Сейчас он испытывал что-то похожее и одновременно другое, новое, смешанное с нетерпением. Сходство и различие чувства шло дальше. Тогда, тоскуя о Лизе, он думал о Цветухине. Теперь не успевал он вспомнить Аночку – Цветухин тоже приходил ему на ум. Но в прошлом его столкновение с Цветухиным было иллюзией, выросшей из предчувствия опасности. Сейчас Цветухин казался живой угрозой, и он только не понимал – почему?
За сутки до назначенной встречи с Аночкой, ночью, лёжа у отворённого окна и глядя в звёздную неподвижность неба, Кирилл потребовал от себя объяснения странному чувству.
Прежде всего он решил, что у него нет никакой неприязни к Цветухину как к человеку.

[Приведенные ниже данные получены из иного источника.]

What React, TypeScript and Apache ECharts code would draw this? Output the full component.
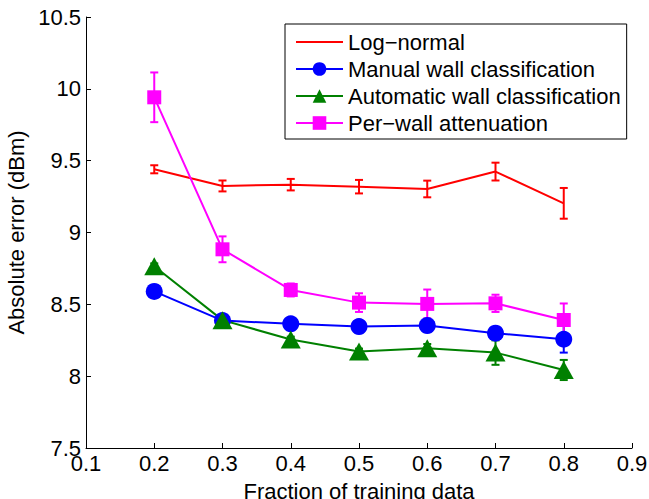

Наоборот, Цветухин делал, в сущности, как раз то, что Кирилл мог бы ожидать от актёра в революционное время. Правда, Кириллу было неясно, что надо было делать в искусстве. Но искусство должно было быть с революцией, по эту сторону баррикад. Цветухин разделял такой взгляд и, значит, был естественным союзником. Отсюда следовало, что Кирилл прав, давая обещание поддержать Цветухина.
Но, поддерживая его, он поощрял одержимость Аночки театром. Разве это плохо? Наоборот – превосходно! Молодое увлечение, молодая страсть… Ах да! Не может же Кирилл Извеков из каких-то личных соображений поступать против принципиально правильного дела! Это умаляло бы нравственное сознание, весь умственный строй Извекова. Да и что за соображения в конце концов? Откуда Кирилл взял, что они – личные, эти соображения? Разве у него родилось какое-нибудь особое чувство к Аночке? Да если бы и родилось, если бы и нахлынуло, как ветер, как буря, как тайфун… Черт возьми!.. всё равно Кирилл никогда бы не мог свалить в одну кучу совершенно разные вещи – общественное дело и личное чувство. Слава богу, ему не занимать выдержки!
Тем более – ещё неизвестно, как отнесётся Аночка к этим самым личным соображениям. Она может воспротивиться, может иметь собственные личные соображения. Просто может спросить – кто дал Кириллу право вмешиваться в её жизнь? Ведь если она любит Цветухина… Вот именно!.. Если она его любит, значит, помогая Цветухину, Кирилл делает одолжение её чувству. Он поддерживает вовсе не какое-то там революционное искусство, а роман довольно старого актёра, не больше и не меньше!